There’s also a nagging feeling that giving something up seems a little… perfunctory? There’s nothing wrong with quitting smoking or chocolate or Facebook – heck, it might even save your life – but quitting something leaves a void, and sometimes the forgotten part of Lent is what you fill that gap with.

See, there are things I do need to quit – a lack of sleep, a lack of self-discipline, a lack of de-stressing. Those are the things that hit me hardest, that, if I’m being honest, drive me away from God. In the midst of them I can get self-pitying – why doesn’t God help me? – but the fact is I’m not really reaching out for him.Giving up chocolate for a month-and-a-half might help my waistline, but Lent is ultimately a spiritual discipline – that needs to be the focus.

Maybe it’s instructive that Lent starts with Ash Wednesday. It’s a low time; the palm branches that commemorate Jesus’s triumphant entry into Jerusalem are burned, reminding us of how transient that moment was – only a few days later, the crowds were gone and Jesus was being crucified alone. It starts a period of fasting and repentance that not only remembers Jesus in the wilderness, but Moses fasting before God following the incident with the Golden Calf. It’s a time of honesty – here’s what’s gone wrong, how do we put it right again?

That’s the question, isn’t it? During his time in the wilderness, during his time of temptation, Jesus was presented with three very enticing answers to that question – security, power, fame. If only I knew where the next meal was coming from from, if only they all knew how good I am, if only people would listen to me… Life would be so much better.
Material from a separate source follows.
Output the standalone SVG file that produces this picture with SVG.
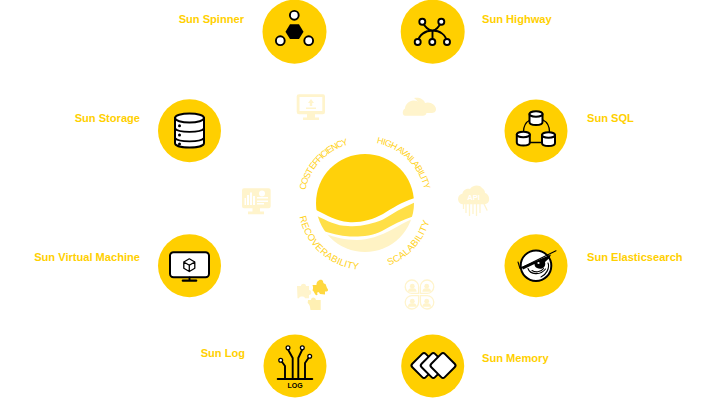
<svg xmlns="http://www.w3.org/2000/svg" xmlns:xlink="http://www.w3.org/1999/xlink" width="715" height="402" viewBox="0 0 715 402">
<style>
.disc{fill:#ffcf00}
.lbl{font:bold 11.1px "Liberation Sans",Arial,sans-serif;fill:#ffd000}
.end{text-anchor:end}
.arc{font:9px "Liberation Sans",Arial,sans-serif;fill:#ffd21a;letter-spacing:-.75px}
.arcc{letter-spacing:-1.05px}
.arcb{font:9.5px "Liberation Sans",Arial,sans-serif;fill:#ffd21a;letter-spacing:.15px}
.ink{fill:none;stroke:#000;stroke-width:1.9;stroke-linecap:round;stroke-linejoin:round}
.paper{fill:#fff;stroke:#000;stroke-width:2;stroke-linejoin:round}
.dot{fill:#fff;stroke:#000;stroke-width:1.9}
.ghost{fill:#fff4cc}
.ghostline{fill:none;stroke:#fff4cc;stroke-width:1.3}
</style>
<defs>
<clipPath id="sunclip"><circle cx="365" cy="203" r="49"/></clipPath>
<path id="p-cost" d="M305.300 190.300A61 61 0 0 1 365 142"/>
<path id="p-high" d="M376.600 143.100A61 61 0 0 1 426 203"/>
<path id="p-rec" d="M299.500 216.900A67 67 0 0 0 365 270"/>
<path id="p-sca" d="M389 265.500A67 67 0 0 0 432 203"/>
<g id="cyl">
<path class="paper" d="M-6.500 -4V4C-6.500 8 6.500 8 6.500 4V-4Z"/>
<ellipse class="paper" cx="0" cy="-4" rx="6.500" ry="2.800"/>
</g>
<g id="person">
<circle cx="0" cy="-1.800" r="2.400" class="ghost"/>
<path class="ghost" d="M-4.300 3.800C-4.300 0.500-2 0.200 0 0.200S4.300 0.500 4.300 3.800Z"/>
</g>
</defs>

<g id="hub">
<g clip-path="url(#sunclip)">
<path fill="#ffd10a" d="M310 150H420V196.600C405 200 394 207 383 214C372 220 360 223 348 222C336 221 326 215 314 209Z"/>
<path fill="#ffdf47" d="M314 214.500C326 220 336 226 348 226C360 227 372 224 383 219.500C394 213 405 206 420 200.500V214C405 218.500 394 224 382 231C372 236 360 237 350 236.500C340 236 330 233 320 230Z"/>
<path fill="#fff3c4" d="M325 234C335 237 345 240 357 240C368 240 380 236 393 229C400 225 408 220 420 216V260H325Z"/>
</g>
<text class="arc arcc"><textPath xlink:href="#p-cost" href="#p-cost">COST EFFICIENCY</textPath></text>
<text class="arc"><textPath xlink:href="#p-high" href="#p-high">HIGH AVAILABILITY</textPath></text>
<text class="arcb"><textPath xlink:href="#p-rec" href="#p-rec">RECOVERABILITY</textPath></text>
<text class="arcb"><textPath xlink:href="#p-sca" href="#p-sca">SCALABILITY</textPath></text>
</g>

<g id="ghost-upload">
<path class="ghost" fill-rule="evenodd" d="M299 94.300H323Q325 94.300 325 96.300V112Q325 114.300 323 114.300H315V117.500H319V120H303V117.500H307V114.300H299Q296.700 114.300 296.700 112V96.300Q296.700 94.300 299 94.300ZM299.500 97V111H322.300V97Z"/>
<path class="ghost" d="M311 99L314 103H312.200V106H309.800V103H308ZM306 107.500H316V109H306Z"/>
</g>
<g id="ghost-chart">
<path class="ghost" d="M244 188.300H268.700Q270.700 188.300 270.700 190.300V206.300Q270.700 208.300 268.700 208.300H260V211.500H264V214.300H248V211.500H252.500V208.300H244Q242 208.300 242 206.300V190.300Q242 188.300 244 188.300Z"/>
<path fill="#fff" d="M244.500 205V198H246V205ZM247 205V195H249V205ZM250 205V192.500H252V205ZM253 205V196H255V205ZM257 197H268V198.500H257ZM257 200.500H268V202H257ZM257 203H264V204.500H257Z"/>
<circle cx="262" cy="193.500" r="3" fill="#fff"/>
</g>
<g id="ghost-cloud">
<path class="ghost" d="M414 98C419 97 424 99 425 103C430 101 436 105 436 109C436 112 434 113 431 113H426C425 110 423 108 420 107C419 103 417 100 414 98Z"/>
<path class="ghost" d="M405 115.700C402 115.700 402 110 405 108.500C405 104 410 100 414 100.500C419 101 422 104 422 107.500C425 108 427 110 426.500 113C426 115 425 115.700 423 115.700Z"/>
</g>
<g id="ghost-api">
<path class="ghost" d="M463 204.300C457 204.300 456 195 462.500 193.500C463 190 467 188 470 189C472 185.500 479 184 482 188C484 189 485 191 485 193C490 194 491.500 204.300 484 204.300Z"/>
<text x="473.500" y="200" text-anchor="middle" font-family="'Liberation Sans',Arial,sans-serif" font-size="7.500" font-weight="bold" fill="#fff">API</text>
<path class="ghostline" d="M466 204V213M469.500 204V216M473 204V214M476.500 204V216M480 204V213M484 204L487 210H487.500M463.500 204V209"/>
</g>
<g id="ghost-puzzle">
<path class="ghost" d="M297 286H301C301 283 306 283 306 286H309V290C312 290 312 295 309 295V298.300H305C305 296 299 296 299 298.300H297.500Z"/>
<path fill="#ffd83f" d="M312.500 285H316.500C316 281 321 278 323 281C323 283 324 284 325.500 284L327 288C329 290 328 292 325 291.500V294.500L320 294C319 291.500 316.500 291 317.500 295C314.500 296 314.500 291 312.500 290.500C313.500 288 313 287 312.500 285Z"/>
<path fill="#fff0b3" d="M308 300H311C311 297 315 296.500 316 300H320.700V310H310.500C310 306.500 310 305 307.700 303Z"/>
</g>
<g id="ghost-people">
<path class="ghostline" d="M418.600 293.400H412.300A6.700 6.700 0 1 1 418.600 287Z"/>
<path class="ghostline" d="M420.400 293.400H426.700A6.700 6.700 0 1 0 420.400 287Z"/>
<path class="ghostline" d="M418.600 295.600H412.300A6.700 6.700 0 1 0 418.600 302Z"/>
<path class="ghostline" d="M420.400 295.600H426.700A6.700 6.700 0 1 1 420.400 302Z"/>
<use href="#person" x="412.300" y="288"/><use href="#person" x="426.700" y="288"/><use href="#person" x="412.300" y="303"/><use href="#person" x="426.700" y="303"/>
</g>

<g id="sun-spinner">
<circle class="disc" cx="294.500" cy="31.700" r="32"/>
<path d="M285.500 31.700L290 24.300H299L303.500 31.700L299 39.100H290Z"/>
<circle class="dot" cx="294.300" cy="15.300" r="4.400"/>
<circle class="dot" cx="280.300" cy="40.700" r="4.400"/>
<circle class="dot" cx="308.700" cy="40.700" r="4.400"/>
<text class="lbl end" x="244" y="23">Sun Spinner</text>
</g>
<g id="sun-highway">
<circle class="disc" cx="432.700" cy="31.700" r="32"/>
<path class="ink" d="M422.300 21.700C425 27 429 30.500 432.500 30.500C436 30.500 439 27 441.300 21.700M432.500 30.500V42M417.700 42C419 35 425 30.500 432.500 30.500C440 30.500 446 35 447 42"/>
<circle class="dot" cx="422.300" cy="21.700" r="3"/><circle class="dot" cx="441.300" cy="21.700" r="3"/>
<circle class="dot" cx="417.700" cy="42" r="3"/><circle class="dot" cx="432.300" cy="42" r="3"/><circle class="dot" cx="447" cy="42" r="3"/>
<text class="lbl" x="482" y="23">Sun Highway</text>
</g>
<g id="sun-storage">
<circle class="disc" cx="189.500" cy="130.700" r="31.500"/>
<path class="paper" d="M175 118V143C175 149 204 149 204 143V118Z"/>
<ellipse class="paper" cx="189.500" cy="118" rx="14.500" ry="4.500"/>
<path class="ink" d="M175 128.500C178 133 201 133 204 128.500M175 138C178 142.500 201 142.500 204 138"/>
<circle cx="179.500" cy="125.700" r="1.500"/><circle cx="179.500" cy="135" r="1.500"/><circle cx="179.500" cy="144" r="1.500"/>
<text class="lbl end" x="140" y="122">Sun Storage</text>
</g>
<g id="sun-sql">
<circle class="disc" cx="536" cy="131" r="31.500"/>
<path class="ink" style="stroke-width:1.300" d="M530 120C526 122 523.500 127 523.500 132M543 120C547 122 549.500 127 549.500 132M530 142.500H543"/>
<use href="#cyl" x="536" y="118"/><use href="#cyl" x="523.300" y="138.500"/><use href="#cyl" x="548.500" y="139"/>
<text class="lbl" x="587" y="122">Sun SQL</text>
</g>
<g id="sun-vm">
<circle class="disc" cx="189.500" cy="265.700" r="31.500"/>
<rect class="paper" x="170" y="252.300" width="39" height="25" rx="3.500"/>
<path class="ink" d="M189.500 277.500V280"/>
<rect x="181.700" y="279.500" width="15.600" height="2.300" rx="1.100"/>
<path class="ink" style="stroke-width:1.300" d="M189.300 258.800L194.800 262V268.300L189.300 271.500L183.800 268.300V262ZM183.800 262L189.300 265.200L194.800 262M189.300 265.200V271.500"/>
<text class="lbl end" x="140" y="261">Sun Virtual Machine</text>
</g>
<g id="sun-elastic">
<circle class="disc" cx="536" cy="265.700" r="31.500"/>
<circle class="paper" cx="536" cy="265.700" r="15.300"/>
<path d="M521.500 267L551 254.500L549.500 258L545 262C546.500 268 541 270 537 268C535 267 534.500 265.500 534.500 264L523 269.500Z"/>
<circle cx="538.500" cy="263" r="1.100" fill="#fff"/>
<path class="ink" style="stroke-width:1.100" d="M518 262L520 268.500M520 268.500L556 250.700M528 268.500C530 274.500 540 276 545.500 269M532 270.500C535 272.500 541 272.500 543.500 268.500M548 263C550 268 546 275 541 277"/>
<text class="lbl" x="587" y="261">Sun Elasticsearch</text>
</g>
<g id="sun-log">
<circle class="disc" cx="295" cy="366" r="31.500"/>
<path class="ink" d="M277.700 379H312.300M285 379V366L281 360.500M292.700 379V358L288 349.500M298.300 379V358L302.300 349.500M305 379V363L309.700 356.300"/>
<circle class="dot" style="stroke-width:1.300" cx="280.700" cy="360.300" r="1.900"/><circle class="dot" style="stroke-width:1.300" cx="288" cy="347.700" r="1.900"/><circle class="dot" style="stroke-width:1.300" cx="302.300" cy="347.700" r="1.900"/><circle class="dot" style="stroke-width:1.300" cx="309.700" cy="356.300" r="1.900"/>
<text x="295" y="388" text-anchor="middle" font-family="'Liberation Sans',Arial,sans-serif" font-size="7" font-weight="bold">LOG</text>
<text class="lbl end" x="245" y="357">Sun Log</text>
</g>
<g id="sun-memory">
<circle class="disc" cx="432.700" cy="366" r="31.500"/>
<rect class="paper" x="-9.500" y="-9.500" width="19" height="19" rx="2.500" transform="translate(424 365.500) rotate(45)"/>
<rect class="paper" x="-9.500" y="-9.500" width="19" height="19" rx="2.500" transform="translate(433.300 365.500) rotate(45)"/>
<rect class="paper" x="-9.500" y="-9.500" width="19" height="19" rx="2.500" transform="translate(443 365.500) rotate(45)"/>
<text class="lbl" x="482" y="362">Sun Memory</text>
</g>
</svg>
And yet Jesus rejects all of those, choosing again and again the more difficult path, choosing God over all the easy answers. Because Lent’s a journey that leads to a very specific destination – to the Resurrection, the place where the journey both starts and ends, not in mourning but in forgiveness and rebirth  It’s a journey that requires us to let go of our baggage in the pursuit of God, clinging on to the belief, even with our fingertips, that our stumbling through the wilderness will eventually find us in a garden. And that journey starts here.